Collected material:

------------------------------------------------------------

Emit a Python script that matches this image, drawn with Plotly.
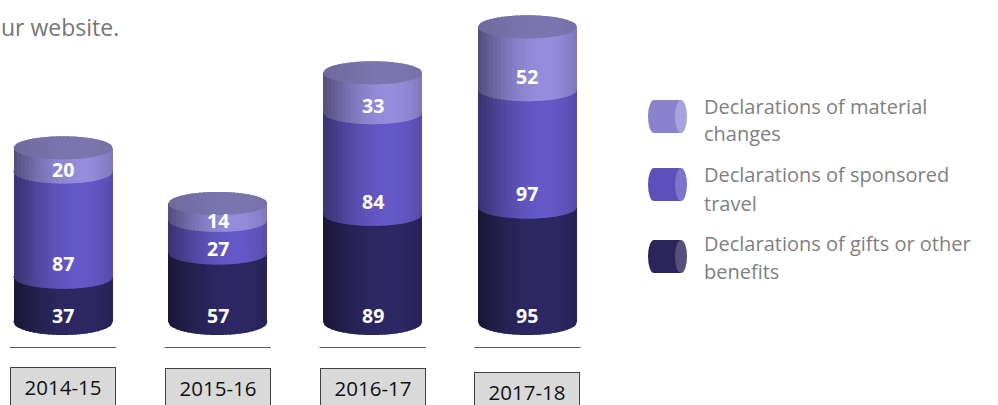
import numpy as np
import plotly.graph_objects as go

# ---------------- data ----------------
categories = ["2014-15", "2015-16", "2016-17", "2017-18"]
gifts = [37, 57, 89, 95]
travel = [87, 27, 84, 97]
material = [20, 14, 33, 52]
series_names = [
    "Declarations of gifts or other benefits",
    "Declarations of sponsored travel",
    "Declarations of material changes",
]
legend_lines = [
    ["Declarations of material", "changes"],
    ["Declarations of sponsored", "travel"],
    ["Declarations of gifts or other", "benefits"],
]
header_text = "ur website."

# ---------------- style / geometry ----------------
W, H = 998, 405
PLOT_W = 620                      # plot area width in px (left part of figure)
Y0_PX = 322                       # pixel row of value 0
PX_PER_UNIT = 1.21
CAT_SPACING_PX = 154.8
FIRST_CENTER_PX = 63
HALF_W_PX = 49.5
ELL_PX = 11.5                     # half height of ellipses in px
BOTTOM_ELL_PX = 13
N_STRIPS = 26
FONT = "Open Sans"

peak_colors = [(46, 41, 100), (102, 89, 200), (150, 141, 221)]
cap_peak = (124, 117, 175)

x0 = -FIRST_CENTER_PX / CAT_SPACING_PX
x1 = x0 + PLOT_W / CAT_SPACING_PX
y_top = Y0_PX / PX_PER_UNIT
y_bot = -(H - Y0_PX) / PX_PER_UNIT
R = HALF_W_PX / CAT_SPACING_PX
EH = ELL_PX / PX_PER_UNIT
EH_BOTTOM = BOTTOM_ELL_PX / PX_PER_UNIT
xs = np.arange(len(categories))


def shade_factor(t):
    if t < 0.68:
        return 0.56 + 0.44 * np.sin(np.pi / 2 * t / 0.68)
    return 1.0 - 0.16 * ((t - 0.68) / 0.32) ** 2


def shade(rgb, t):
    f = shade_factor(t)
    return "rgb(%d,%d,%d)" % tuple(int(min(255, c * f)) for c in rgb)


def px_x(px):
    return px / W


def px_y(py):
    return 1 - py / H


series_vals = [gifts, travel, material]
bases = [
    [0] * len(categories),
    list(gifts),
    [g + t for g, t in zip(gifts, travel)],
]
totals = [g + t + m for g, t, m in zip(gifts, travel, material)]

fig = go.Figure()
shapes = []
sw = 2 * R / N_STRIPS

# cylinder bodies as shaded vertical strips of bars
for s, vals in enumerate(series_vals):
    for j in range(N_STRIPS):
        t = (j + 0.5) / N_STRIPS
        w = sw if j == N_STRIPS - 1 else sw * 1.6
        fig.add_trace(go.Bar(
            x=xs, y=vals, base=bases[s],
            width=w, offset=-R + j * sw,
            marker=dict(color=shade(peak_colors[s], t), line=dict(width=0), opacity=1),
            name=series_names[s], showlegend=False, hoverinfo="skip",
        ))


def curve_y(x, c, eh=EH):
    u = np.clip((x - c) / R, -1, 1)
    return eh * np.sqrt(1 - u * u)


# front bottom curves of every segment (bulging downward)
for s, vals in enumerate(series_vals):
    eh = EH_BOTTOM if s == 0 else EH
    for i in range(len(categories)):
        b = bases[s][i]
        c = xs[i]
        for j in range(N_STRIPS):
            t = (j + 0.5) / N_STRIPS
            xa = c - R + j * sw
            xb = min(c + R, xa + sw * 1.6)
            pts = np.linspace(xa, xb, 5)
            d = "M %.5f,%.4f " % (xa, b + 1.0)
            for xp in pts:
                d += "L %.5f,%.4f " % (xp, b - curve_y(xp, c, eh))
            d += "L %.5f,%.4f Z" % (xb, b + 1.0)
            shapes.append(dict(type="path", xref="x", yref="y", path=d,
                               fillcolor=shade(peak_colors[s], t),
                               line=dict(width=0), layer="above"))

# top caps
for i in range(len(categories)):
    top = totals[i]
    c = xs[i]
    for j in range(N_STRIPS):
        t = (j + 0.5) / N_STRIPS
        xa = c - R + j * sw
        xb = min(c + R, xa + sw * 1.6)
        pts = np.linspace(xa, xb, 5)
        d = ""
        for k, xp in enumerate(pts):
            d += ("M " if k == 0 else "L ") + "%.5f,%.4f " % (xp, top + curve_y(xp, c))
        for xp in pts[::-1]:
            d += "L %.5f,%.4f " % (xp, top - curve_y(xp, c))
        d += "Z"
        cf = 0.78 + 0.22 * shade_factor(t)
        col = "rgb(%d,%d,%d)" % tuple(int(v * cf) for v in cap_peak)
        shapes.append(dict(type="path", xref="x", yref="y", path=d,
                           fillcolor=col, line=dict(width=0), layer="above"))

annotations = []
# value labels
for s, vals in enumerate(series_vals):
    for i, v in enumerate(vals):
        if s == 0:
            rel = 5.0
        else:
            rel = float(np.clip(0.3 * v - 4, -2, 11))
        annotations.append(dict(
            x=xs[i], y=bases[s][i] + rel, xref="x", yref="y",
            text="<b>%d</b>" % v, showarrow=False,
            font=dict(family=FONT, size=19.5, color="white"),
            xanchor="center", yanchor="middle",
        ))

# baseline rules and category boxes
box_tops_px = [367, 368, 368, 372]
for i, cat in enumerate(categories):
    shapes.append(dict(type="line", xref="x", yref="paper",
                       x0=xs[i] - 0.343, x1=xs[i] + 0.343,
                       y0=px_y(347.5), y1=px_y(347.5),
                       line=dict(color="#595959", width=1)))
    annotations.append(dict(
        x=xs[i], xref="x", y=px_y(box_tops_px[i]), yref="paper",
        text=cat, showarrow=False, xanchor="center", yanchor="top",
        font=dict(family=FONT, size=20.5, color="#111111"),
        bgcolor="#d9d9d9", bordercolor="#404040", borderwidth=1, borderpad=2,
        width=100, height=34, valign="middle",
    ))

# header fragment
annotations.append(dict(
    x=px_x(121), y=px_y(27), xref="paper", yref="paper",
    text=header_text, showarrow=False, xanchor="right", yanchor="middle",
    font=dict(family=FONT, size=23, color="#767676"),
))

# custom legend (cylinder icons + two-line labels)
legend_order = [2, 1, 0]
icon_tops = [100, 168, 240]
line1_y = [106, 175, 243]
icon_body = ["#8a82cc", "#5d51b9", "#2b255c"]
icon_end = ["#a9a3dd", "#7e74cb", "#57507f"]
for k, s in enumerate(legend_order):
    top = icon_tops[k]
    bot = top + 33
    shapes.append(dict(type="circle", xref="paper", yref="paper",
                       x0=px_x(648), x1=px_x(660), y0=px_y(bot), y1=px_y(top),
                       fillcolor=icon_body[k], line=dict(width=0)))
    shapes.append(dict(type="rect", xref="paper", yref="paper",
                       x0=px_x(654), x1=px_x(681), y0=px_y(bot), y1=px_y(top),
                       fillcolor=icon_body[k], line=dict(width=0)))
    shapes.append(dict(type="circle", xref="paper", yref="paper",
                       x0=px_x(675), x1=px_x(687), y0=px_y(bot), y1=px_y(top),
                       fillcolor=icon_end[k], line=dict(width=0)))
    for ln, txt in enumerate(legend_lines[k]):
        annotations.append(dict(
            x=px_x(702), y=px_y(line1_y[k] + 28 * ln), xref="paper", yref="paper",
            text=txt, showarrow=False, xanchor="left", yanchor="middle",
            font=dict(family=FONT, size=20, color="#7f7f7f"),
        ))

fig.update_layout(
    width=W, height=H,
    margin=dict(l=0, r=0, t=0, b=0),
    paper_bgcolor="white", plot_bgcolor="white",
    barmode="overlay", bargap=0,
    showlegend=False,
    xaxis=dict(domain=[0, PLOT_W / W], range=[x0, x1], visible=False, fixedrange=True),
    yaxis=dict(domain=[0, 1], range=[y_bot, y_top], visible=False, fixedrange=True),
    shapes=shapes,
    annotations=annotations,
)

fig.write_html(
    "out.html",
    config={"displayModeBar": False, "staticPlot": True},
    post_script="document.body.style.margin='0';document.body.style.overflow='hidden';",
)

------------------------------------------------------------

Problem description: Copy nothing but the lines from the top of the material through the line holding "import plotly.graph_objects as go", exactly as written; omit pictures.

Response to the task:
Emit a Python script that matches this image, drawn with Plotly.
import numpy as np
import plotly.graph_objects as go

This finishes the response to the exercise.